Степь – горизонтальное явление – для всех, кроме монголов. Для них степь – вертикальна.
Увиденная глазами туриста, например, из окна поезда, степь горизонтальна: в ней нет ни леса, ни холмов. Но стоит вам остановиться… Вглядитесь и прислушайтесь, и если вы не будете нарушать покой степи своим присутствием, вам, может быть, будет позволено увидеть степь такой, какая она есть: божественное явление, как океан, как тайга, как пустыня. Тогда вы сможете погрузиться в нее, ощутить ее головокружительную вертикальность и растаять в ней. Ощутить ее звуки, воздух, аромат.
Самое главное, чему я научился, соприкоснувшись со степью, – это терпение, необходимое для того, чтобы, насколько возможно, стать самим собой, почувствовать себя частью природы.

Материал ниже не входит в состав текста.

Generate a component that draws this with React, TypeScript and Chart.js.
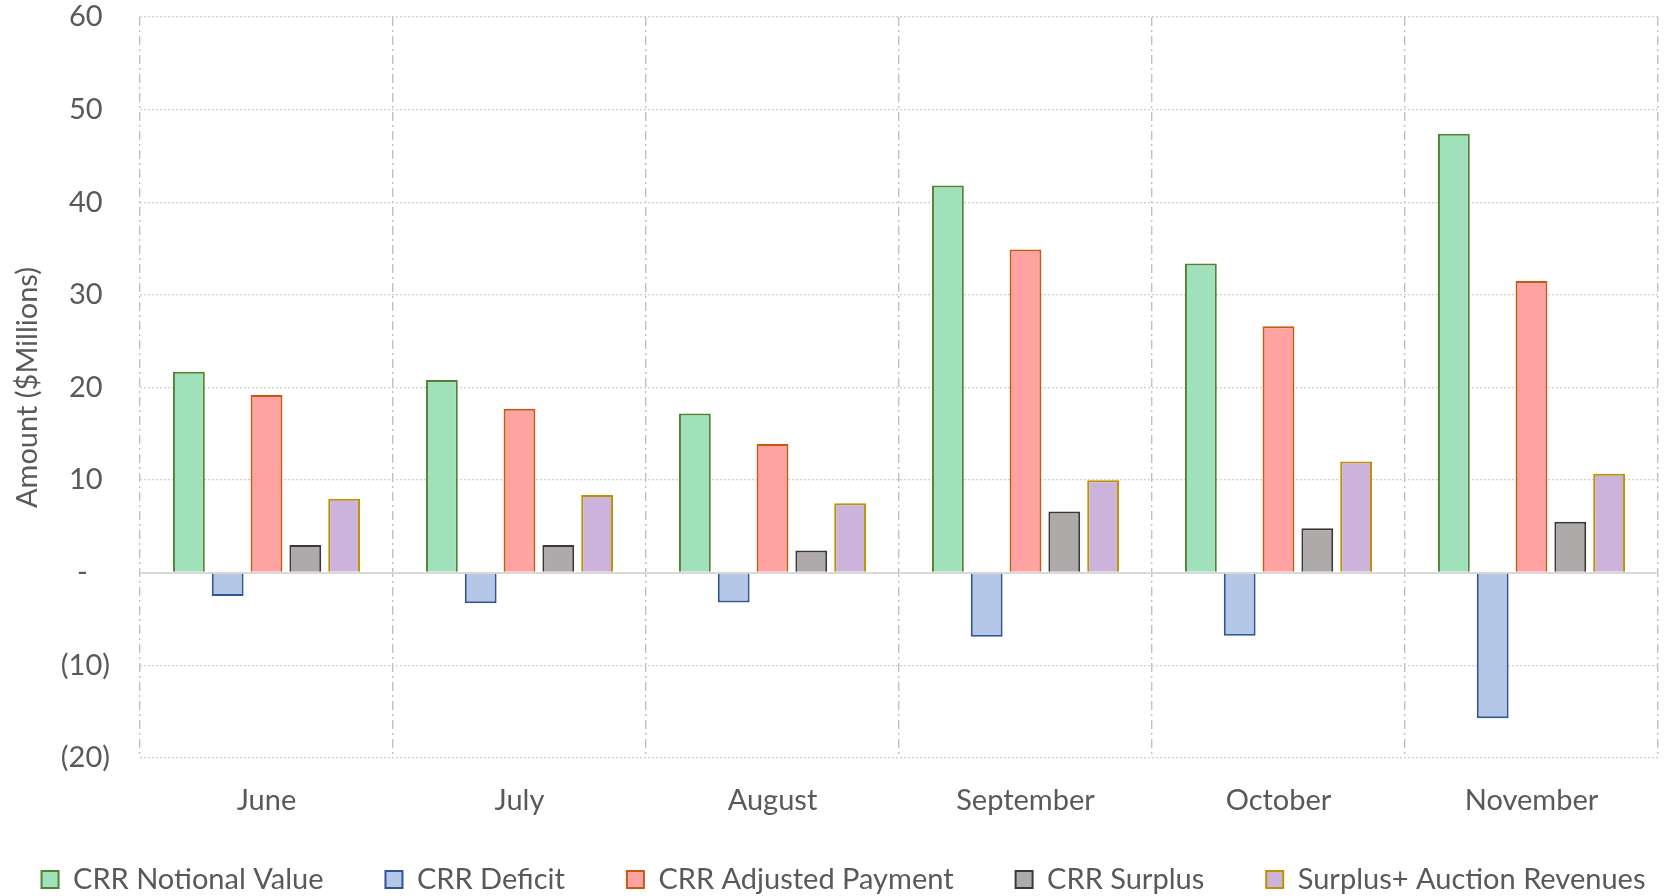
import React, { useEffect, useRef } from "react";
import { Chart, registerables } from "chart.js";

Chart.register(...registerables);

const months = ["June", "July", "August", "September", "October", "November"];
const notionalValue = [21.7, 20.8, 17.2, 41.8, 33.4, 47.4];
const deficit = [-2.5, -3.3, -3.2, -6.9, -6.8, -15.7];
const adjustedPayment = [19.2, 17.7, 13.9, 34.9, 26.6, 31.5];
const surplus = [3.0, 3.0, 2.4, 6.6, 4.8, 5.5];
const surplusAuction = [8.0, 8.4, 7.5, 10.0, 12.0, 10.7];

const seriesNames = [
  "CRR Notional Value",
  "CRR Deficit",
  "CRR Adjusted Payment",
  "CRR Surplus",
  "Surplus+ Auction Revenues",
];
const fills = ["#A0E1BC", "#B4C7E7", "#FFA2A2", "#AEAAAA", "#CBB3DB"];
const borders = ["#548235", "#2F5597", "#C55A11", "#3A3838", "#BF9000"];

const FONT = "Lato, 'Open Sans', sans-serif";
const TEXT = "#595959";
const FS = 29;

const layoutTweaks = {
  id: "layoutTweaks",
  afterInit(chart: any) {
    const legend = chart.legend;
    if (legend && typeof legend._fitRows === "function") {
      const orig = legend._fitRows.bind(legend);
      legend._fitRows = (...args: any[]) => {
        const mw = legend.maxWidth;
        legend.maxWidth = mw + 400;
        const r = orig(...args);
        legend.maxWidth = mw;
        return r;
      };
    }
  },
  afterLayout(chart: any) {
    const x = chart.scales.x;
    if (x) x.bottom = chart.height;
    const lg = chart.legend;
    if (lg) {
      lg.left -= 200;
      lg.right += 200;
    }
  },
};

export default function App() {
  const ref = useRef<HTMLCanvasElement | null>(null);
  useEffect(() => {
    if (!ref.current) return;
    const values = [notionalValue, deficit, adjustedPayment, surplus, surplusAuction];
    const chart = new Chart(ref.current, {
      type: "bar",
      data: {
        labels: months,
        datasets: values.map((d, i) => ({
          label: seriesNames[i],
          data: d,
          backgroundColor: fills[i],
          borderColor: borders[i],
          borderWidth: 2,
          categoryPercentage: 0.767,
          barPercentage: 0.82,
        })),
      },
      plugins: [layoutTweaks],
      options: {
        responsive: false,
        animation: false,
        devicePixelRatio: 1,
        layout: { padding: { left: 29, right: 9, top: 17, bottom: -8 } },
        plugins: {
          tooltip: { enabled: false },
          legend: {
            position: "bottom",
            labels: {
              boxWidth: 17,
              boxHeight: 17,
              padding: 62,
              color: TEXT,
              font: { family: FONT, size: FS },
            },
          },
        },
        scales: {
          x: {
            grid: {
              offset: true,
              drawTicks: false,
              color: "#c0c0c0",
              lineWidth: 1.4,
            },
            border: { display: false, dash: [9, 4, 2, 4] },
            ticks: {
              color: TEXT,
              padding: 25,
              font: { family: FONT, size: FS },
            },
            afterFit: (s: any) => {
              s.height = 45;
              s.paddingLeft = 0;
              s.paddingRight = 0;
            },
          },
          y: {
            min: -20,
            max: 60,
            ticks: {
              stepSize: 10,
              color: TEXT,
              padding: 30,
              font: { family: FONT, size: FS },
              callback: (v: any) => {
                const n = Number(v);
                if (n === 0) return "-   ";
                if (n < 0) return `(${-n})`;
                return `${n} `;
              },
            },
            grid: {
              drawTicks: false,
              color: (c: any) => (c.tick && c.tick.value === 0 ? "#d9d9d9" : "#cfcfcf"),
              lineWidth: (c: any) => (c.tick && c.tick.value === 0 ? 2 : 1.3),
            },
            border: {
              display: false,
              dash: (c: any) => (c.tick && c.tick.value === 0 ? [] : [2, 2]),
            },
            title: {
              display: true,
              text: "Amount ($Millions)",
              color: TEXT,
              font: { family: FONT, size: FS },
              padding: { top: -19, bottom: 0 },
            },
            afterFit: (s: any) => {
              s.width = 111;
              s.paddingTop = 0;
              s.paddingBottom = 0;
            },
          },
        },
      },
    });
    return () => chart.destroy();
  }, []);
  return (
    <div style={{ position: "absolute", left: 0, top: 0, width: 1667, height: 896, background: "#fff" }}>
      <canvas ref={ref} width={1667} height={896} />
    </div>
  );
}
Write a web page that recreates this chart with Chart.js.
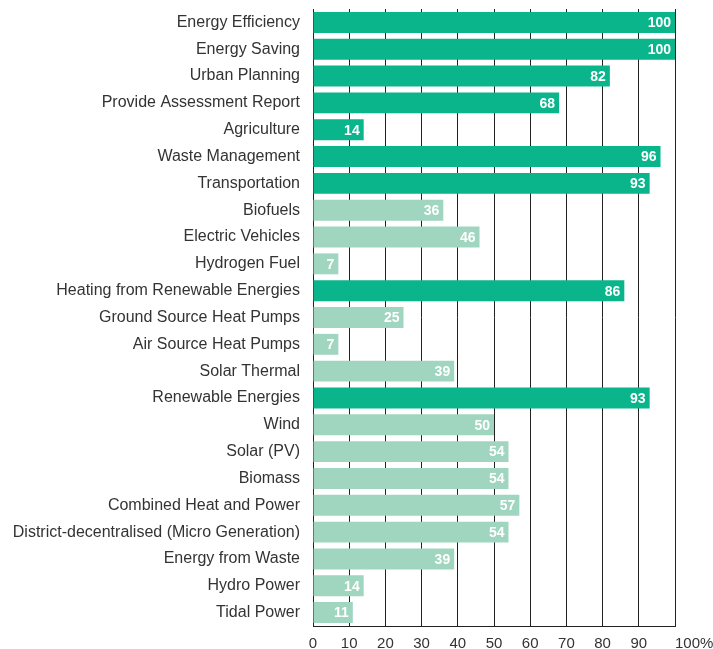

Владимир Гостюхин в роли шофера Сергея
Жан Ренуар писал: «Сегодня я полагаю, что время сарказмов миновало и что единственное, что я могу принести в этот нелогичный… и жесткий мир, – это мою любовь». Эти слова меняют наше отношение к искусству и творчеству. Что, кроме любви, может предложить нам великий художник, который осознал абсурдность мира? Вот почему меня тошнит от потоков крови, заливающих наши экраны. Это отвратительно. Сцена в «Урге», в которой монгол убивает овцу, частично является ответом на все это. Животное там убивают, чтобы съесть и накормить детей. Овца, которую в действительности убивают, это та самая овца, которую съедают в следующей сцене. (Обычно мы предпочитаем не знать, что совершается для того, чтобы мы были сыты, но обедаем всегда с аппетитом.)
Было бы безнравственно убить овцу для фильма, если бы это убийство было средством, а не целью.
Монгольский актер объяснил мне досконально, как эта сцена должна быть снята: где он должен это совершить, как животное должно лежать и так далее. И он уже во время своего рассказа переключился в то естественное (и уникальное для нас) состояние, в котором он чувствовал себя настоящим человеком степей.
Этот фильм представлял для меня огромный риск. Я не имею в виду финансовый риск, это должно было волновать, и волновало, продюсера. Я имею в виду свою репутацию, свое искусство. Мне была предоставлена полная свобода делать все, что я хочу, и соответственно, я нес полную ответственность.